Begin with the first line of the material and copy each line word for word through the line that contains "const raceColors = ['#1b9e77', '#d95f02', '#7570b3', '#e7298a'];"; the pictures are left out.

__Data extract__:
-- BEGIN --
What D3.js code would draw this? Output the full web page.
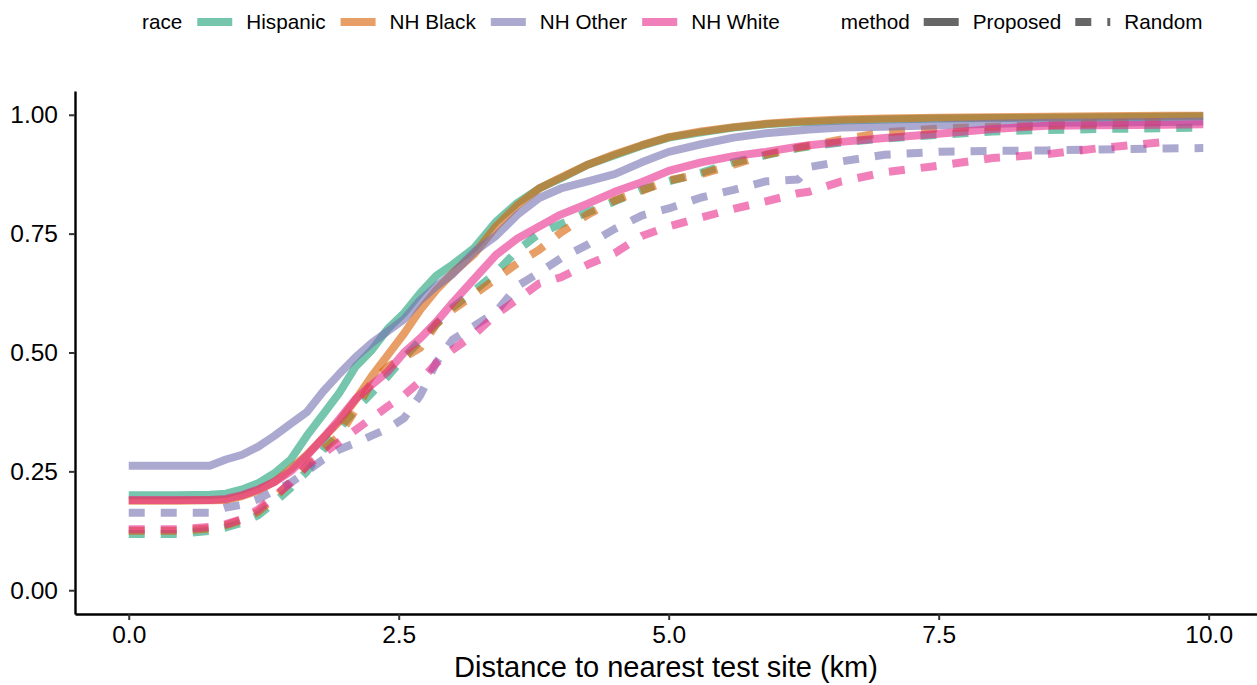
<!DOCTYPE html>
<html>
<head>
<meta charset="utf-8">
<script src="https://cdn.jsdelivr.net/npm/d3@7"></script>
<style>
  body { margin: 0; background: #fff; }
  svg { display: block; font-family: "Liberation Sans", Arial, Helvetica, sans-serif; }
</style>
</head>
<body>
<script>
// distance grid (km) shared by all curves
const dist = [0, 0.45, 0.75, 0.9, 1.05, 1.2, 1.35, 1.5, 1.65, 1.8, 1.95, 2.1, 2.25, 2.4, 2.55, 2.7, 2.85, 3.0, 3.2, 3.4,
  3.6, 3.8, 4.0, 4.25, 4.5, 4.75, 5.0, 5.3, 5.6, 5.9, 6.2, 6.3, 6.6, 7.0, 7.5, 8.0, 8.5, 9.0, 9.6, 9.95];

const races = ['Hispanic', 'NH Black', 'NH Other', 'NH White'];
const methods = ['Proposed', 'Random'];
const raceColors = ['#1b9e77', '#d95f02', '#7570b3', '#e7298a'];

// cumulative share by distance
const hispanicProposed = [0.200, 0.200, 0.201, 0.203, 0.212, 0.225, 0.246, 0.275, 0.325, 0.370, 0.415, 0.470, 0.505, 0.550,
  0.583, 0.625, 0.662, 0.685, 0.720, 0.775, 0.815, 0.845, 0.866, 0.895, 0.915, 0.935, 0.952, 0.963, 0.973, 0.980,
  0.984, 0.985, 0.988, 0.990, 0.992, 0.993, 0.994, 0.995, 0.996, 0.997];
const hispanicRandom = [0.118, 0.118, 0.125, 0.132, 0.142, 0.158, 0.185, 0.215, 0.250, 0.295, 0.340, 0.380, 0.415, 0.450,
  0.490, 0.525, 0.560, 0.595, 0.630, 0.668, 0.715, 0.750, 0.770, 0.795, 0.818, 0.842, 0.860, 0.878, 0.900, 0.915,
  0.930, 0.933, 0.942, 0.950, 0.958, 0.965, 0.968, 0.970, 0.972, 0.973];
const blackProposed = [0.188, 0.188, 0.189, 0.190, 0.198, 0.210, 0.228, 0.255, 0.285, 0.320, 0.355, 0.400, 0.450, 0.495,
  0.540, 0.590, 0.632, 0.667, 0.707, 0.765, 0.810, 0.845, 0.868, 0.895, 0.917, 0.936, 0.953, 0.965, 0.974, 0.981,
  0.986, 0.987, 0.990, 0.992, 0.994, 0.995, 0.996, 0.997, 0.998, 0.998];
const blackRandom = [0.125, 0.125, 0.130, 0.137, 0.148, 0.165, 0.195, 0.228, 0.262, 0.295, 0.325, 0.380, 0.437, 0.470,
  0.490, 0.510, 0.560, 0.590, 0.622, 0.655, 0.688, 0.716, 0.752, 0.790, 0.820, 0.840, 0.862, 0.875, 0.895, 0.916,
  0.931, 0.935, 0.948, 0.963, 0.971, 0.975, 0.978, 0.982, 0.985, null];
const otherProposed = [0.262, 0.262, 0.262, 0.275, 0.285, 0.302, 0.325, 0.350, 0.375, 0.418, 0.455, 0.490, 0.520, 0.545,
  0.570, 0.610, 0.640, 0.665, 0.712, 0.745, 0.790, 0.825, 0.845, 0.860, 0.875, 0.900, 0.922, 0.938, 0.952, 0.961,
  0.967, 0.969, 0.973, 0.975, 0.978, 0.981, 0.983, 0.984, 0.985, 0.986];
const otherRandom = [0.163, 0.163, 0.163, 0.174, 0.180, 0.192, 0.210, 0.226, 0.250, 0.275, 0.296, 0.310, 0.325, 0.340,
  0.362, 0.410, 0.480, 0.527, 0.556, 0.585, 0.640, 0.668, 0.698, 0.727, 0.760, 0.788, 0.803, 0.826, 0.842, 0.860,
  0.864, 0.890, 0.902, 0.916, 0.922, 0.924, 0.925, 0.927, 0.929, 0.930];
const whiteProposed = [0.190, 0.190, 0.190, 0.192, 0.200, 0.212, 0.228, 0.250, 0.283, 0.320, 0.360, 0.402, 0.432, 0.460,
  0.500, 0.530, 0.565, 0.605, 0.655, 0.705, 0.740, 0.765, 0.790, 0.813, 0.838, 0.858, 0.882, 0.900, 0.913, 0.922,
  0.933, 0.936, 0.943, 0.951, 0.960, 0.970, 0.977, 0.978, 0.979, 0.980];
const whiteRandom = [0.128, 0.128, 0.133, 0.139, 0.150, 0.170, 0.198, 0.226, 0.262, 0.287, 0.312, 0.337, 0.362, 0.387,
  0.410, 0.440, 0.478, 0.506, 0.538, 0.580, 0.612, 0.645, 0.658, 0.685, 0.709, 0.745, 0.765, 0.784, 0.802, 0.818,
  0.835, 0.838, 0.860, 0.879, 0.893, 0.909, 0.917, 0.930, 0.943, null];

const xTicks = [0, 2.5, 5, 7.5, 10];
const yTicks = [0, 0.25, 0.5, 0.75, 1];

// group order like ggplot: race then method
const series = [
  {race: 'Hispanic', method: 'Proposed', values: hispanicProposed},
  {race: 'Hispanic', method: 'Random', values: hispanicRandom},
  {race: 'NH Black', method: 'Proposed', values: blackProposed},
  {race: 'NH Black', method: 'Random', values: blackRandom},
  {race: 'NH Other', method: 'Proposed', values: otherProposed},
  {race: 'NH Other', method: 'Random', values: otherRandom},
  {race: 'NH White', method: 'Proposed', values: whiteProposed},
  {race: 'NH White', method: 'Random', values: whiteRandom}
];

const W = 1257, H = 685;
const margin = {top: 91, right: 0, bottom: 71, left: 75};

const svg = d3.select('body').append('svg')
  .attr('width', W)
  .attr('height', H);

const color = d3.scaleOrdinal().domain(races).range(raceColors);
const dashes = d3.scaleOrdinal().domain(methods).range([null, '16,16']);

// ggplot style 5% expansion
const xMax = 9.95;
const xScale = d3.scaleLinear()
  .domain([-0.05 * xMax, xMax * 1.05])
  .range([margin.left, W - margin.right]);
const yScale = d3.scaleLinear()
  .domain([-0.05, 1.05])
  .range([H - margin.bottom, margin.top]);

const line = d3.line()
  .defined(d => d[1] != null)
  .x(d => xScale(d[0]))
  .y(d => yScale(d[1]));

svg.append('g')
  .selectAll('path')
  .data(series)
  .enter()
  .append('path')
  .attr('d', d => line(dist.map((x, i) => [x, d.values[i]])))
  .attr('fill', 'none')
  .attr('stroke', d => color(d.race))
  .attr('stroke-opacity', 0.6)
  .attr('stroke-width', 8)
  .attr('stroke-linejoin', 'round')
  .attr('stroke-dasharray', d => dashes(d.method));

// axes
let xAxis = svg.append('g')
  .attr('transform', 'translate(0,' + (H - margin.bottom) + ')')
  .call(d3.axisBottom(xScale).tickValues(xTicks).tickFormat(d3.format('.1f')).tickSize(6).tickSizeOuter(0).tickPadding(6));

let yAxis = svg.append('g')
  .attr('transform', 'translate(' + margin.left + ',0)')
  .call(d3.axisLeft(yScale).tickValues(yTicks).tickFormat(d3.format('.2f')).tickSize(6).tickSizeOuter(0).tickPadding(11));

[xAxis, yAxis].forEach(ax => {
  ax.select('.domain').attr('stroke', '#000').attr('stroke-width', 2.4);
  ax.selectAll('.tick line').attr('stroke', '#333').attr('stroke-width', 2);
  ax.selectAll('.tick text')
    .attr('fill', '#000')
    .style('font-size', '24.5px')
    .style('font-family', '"Liberation Sans", Arial, sans-serif');
});

// x label
svg.append('text')
  .attr('x', (margin.left + W - margin.right) / 2)
  .attr('y', 677)
  .attr('text-anchor', 'middle')
  .style('font-size', '29px')
  .text('Distance to nearest test site (km)');

// legend on top
const legend = svg.append('g').attr('class', 'legend');
const legY = 22;
let lx = 142;

function addText(txt) {
  let t = legend.append('text')
    .attr('x', lx)
    .attr('y', legY + 7)
    .style('font-size', '20.7px')
    .text(txt);
  lx += t.node().getComputedTextLength();
}

function addKey(stroke, dash) {
  legend.append('line')
    .attr('x1', lx).attr('x2', lx + 35)
    .attr('y1', legY).attr('y2', legY)
    .attr('stroke', stroke)
    .attr('stroke-opacity', 0.6)
    .attr('stroke-width', 8)
    .attr('stroke-dasharray', dash);
  lx += 35;
}

addText('race');
races.forEach(r => {
  lx += 15;
  addKey(color(r), null);
  lx += 14;
  addText(r);
});

lx += 61;
addText('method');
methods.forEach(m => {
  lx += 14;
  addKey('#000', dashes(m));
  lx += 14;
  addText(m);
});
</script>
</body>
</html>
-- END --
__Correct result__:
What D3.js code would draw this? Output the full web page.
<!DOCTYPE html>
<html>
<head>
<meta charset="utf-8">
<script src="https://cdn.jsdelivr.net/npm/d3@7"></script>
<style>
  body { margin: 0; background: #fff; }
  svg { display: block; font-family: "Liberation Sans", Arial, Helvetica, sans-serif; }
</style>
</head>
<body>
<script>
// distance grid (km) shared by all curves
const dist = [0, 0.45, 0.75, 0.9, 1.05, 1.2, 1.35, 1.5, 1.65, 1.8, 1.95, 2.1, 2.25, 2.4, 2.55, 2.7, 2.85, 3.0, 3.2, 3.4,
  3.6, 3.8, 4.0, 4.25, 4.5, 4.75, 5.0, 5.3, 5.6, 5.9, 6.2, 6.3, 6.6, 7.0, 7.5, 8.0, 8.5, 9.0, 9.6, 9.95];

const races = ['Hispanic', 'NH Black', 'NH Other', 'NH White'];
const methods = ['Proposed', 'Random'];
const raceColors = ['#1b9e77', '#d95f02', '#7570b3', '#e7298a'];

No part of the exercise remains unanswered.